Além do dinheiro que esguicha nas plantações planejadas, vultosas somas de dinheiro poderiam ser derramadas na Indonésia através de programas REDD. Conforme um relatório da Indonesian Forest Climate Alliance, a Indonésia poderia receber US$4,5 bilhões ao ano se fosse para reduzir o desmatamento em 30 por cento. Christopher Barr, co-autor do relatório do CIFOR, aponta que a situação melhorou desde a queda de Suharto em 1998. Mas sem melhorar a supervisão financeira, “É provável que os problemas que infestaram o Fundo de Reflorestamento durante os últimos 20 anos aconteçam novamente," disse Barr a Reuters.
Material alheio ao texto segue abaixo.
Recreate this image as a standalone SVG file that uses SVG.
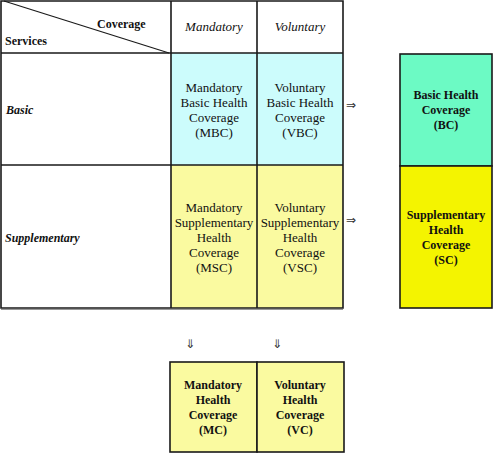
<svg xmlns="http://www.w3.org/2000/svg" width="493" height="453" viewBox="0 0 493 453">
<style>
text{font-family:"Liberation Serif","Times New Roman",serif;fill:#111}
.r{font-size:13px;text-anchor:middle}
.i{font-size:13px;font-style:italic;text-anchor:middle}
.b{font-size:12px;font-weight:bold;text-anchor:middle}
.h{font-size:12px;font-weight:bold}
.bi{font-size:12px;font-weight:bold;font-style:italic}
.ar{font-family:"DejaVu Sans",sans-serif;font-size:12px;fill:#333}
.ln{stroke:#1a1a1a;stroke-width:1.6;fill:none}
.cy{fill:#ccfcfc}
.ly{fill:#fafaa0}
.gr{fill:#6cfac4}
.ye{fill:#f4f400}
</style>
<g id="table">
<rect x="171" y="53" width="172" height="112" class="cy"/>
<rect x="171" y="165" width="172" height="143" class="ly"/>
<path class="ln" d="M1,1H343V308H1Z M171,1V308 M257,1V308 M1,53H343 M1,165H343"/>
<line x1="4" y1="1" x2="169" y2="53" stroke="#1a1a1a" stroke-width="1.2"/>
<line x1="1" y1="309.5" x2="343" y2="309.5" stroke="#999" stroke-width="1"/>
<text class="h" x="97" y="28">Coverage</text>
<text class="h" x="5" y="45">Services</text>
<text class="i" x="214" y="31">Mandatory</text>
<text class="i" x="300" y="31">Voluntary</text>
<text class="bi" x="6" y="114">Basic</text>
<text class="bi" x="5" y="242">Supplementary</text>
</g>
<g id="MBC">
<text class="r" x="214" y="92">Mandatory</text>
<text class="r" x="214" y="107">Basic Health</text>
<text class="r" x="214" y="122">Coverage</text>
<text class="r" x="214" y="137">(MBC)</text>
</g>
<g id="VBC">
<text class="r" x="300" y="92">Voluntary</text>
<text class="r" x="300" y="107">Basic Health</text>
<text class="r" x="300" y="122">Coverage</text>
<text class="r" x="300" y="137">(VBC)</text>
</g>
<g id="MSC">
<text class="r" x="214" y="212">Mandatory</text>
<text class="r" x="214" y="227">Supplementary</text>
<text class="r" x="214" y="242">Health</text>
<text class="r" x="214" y="257">Coverage</text>
<text class="r" x="214" y="272">(MSC)</text>
</g>
<g id="VSC">
<text class="r" x="300" y="212">Voluntary</text>
<text class="r" x="300" y="227">Supplementary</text>
<text class="r" x="300" y="242">Health</text>
<text class="r" x="300" y="257">Coverage</text>
<text class="r" x="300" y="272">(VSC)</text>
</g>
<g id="BC">
<rect x="400" y="54" width="92" height="112" class="gr"/>
<rect x="400" y="54" width="92" height="112" class="ln"/>
<text class="b" x="446" y="99">Basic Health</text>
<text class="b" x="446" y="114">Coverage</text>
<text class="b" x="446" y="129">(BC)</text>
</g>
<g id="SC">
<rect x="400" y="166" width="92" height="142" class="ye"/>
<rect x="400" y="166" width="92" height="142" class="ln"/>
<text class="b" x="446" y="219">Supplementary</text>
<text class="b" x="446" y="234">Health</text>
<text class="b" x="446" y="249">Coverage</text>
<text class="b" x="446" y="264">(SC)</text>
</g>
<g id="MC">
<rect x="170" y="362" width="87" height="90" class="ly"/>
<rect x="170" y="362" width="87" height="90" class="ln"/>
<text class="b" x="213" y="389">Mandatory</text>
<text class="b" x="213" y="404">Health</text>
<text class="b" x="213" y="419">Coverage</text>
<text class="b" x="213" y="434">(MC)</text>
</g>
<g id="VC">
<rect x="257" y="362" width="87" height="90" class="ly"/>
<rect x="257" y="362" width="87" height="90" class="ln"/>
<text class="b" x="300" y="389">Voluntary</text>
<text class="b" x="300" y="404">Health</text>
<text class="b" x="300" y="419">Coverage</text>
<text class="b" x="300" y="434">(VC)</text>
</g>
<g id="connectors">
<text class="ar" x="346" y="109">⇒</text>
<text class="ar" x="346" y="224">⇒</text>
<text class="ar" x="185" y="348">⇓</text>
<text class="ar" x="272" y="348">⇓</text>
</g>
</svg>
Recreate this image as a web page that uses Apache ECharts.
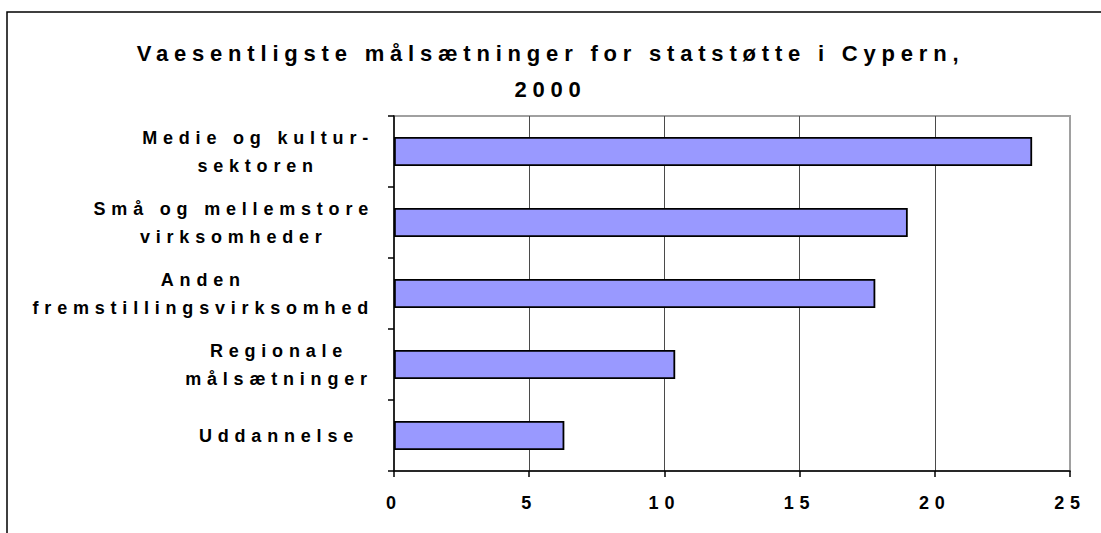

O relatório do CIFOR afirma que "Durante os períodos de Suharto e pós-Suharto, a fraca gestão financeira e a administração ineficiente da receita por parte das instituições governamentais em todos os níveis minaram o uso efetivo do Fundo de Reflorestamento."
O entusiasmo do governo indonésio pelos programas REDD providenciam mais um exemplo de duas realidades que existem em paralelo. Na falsa realidade dos promotores do REDD, a corrupção irá sumir. As empresas de dendê e de papel e celulose serão pagas não para destruírem uma área de floresta sem usar o dinheiro para expandir suas operações destrutivas em outros lugares. Ao colocar um preço ao carbono, as florestas irão valer mais em pé do que clareadas- essa é a teoria. Mas para isso funcionar, o preço da compensação de carbono deverá ser mais alto do que o preço do óleo de dendê. Isso é extremamente improvável de ocorrer (e impossível de predizer) durante a existência de um projeto REDD. O que é certo é que o desmatamento continuará enquanto o governo incentivar a expansão das indústrias responsáveis pela destruição das florestas.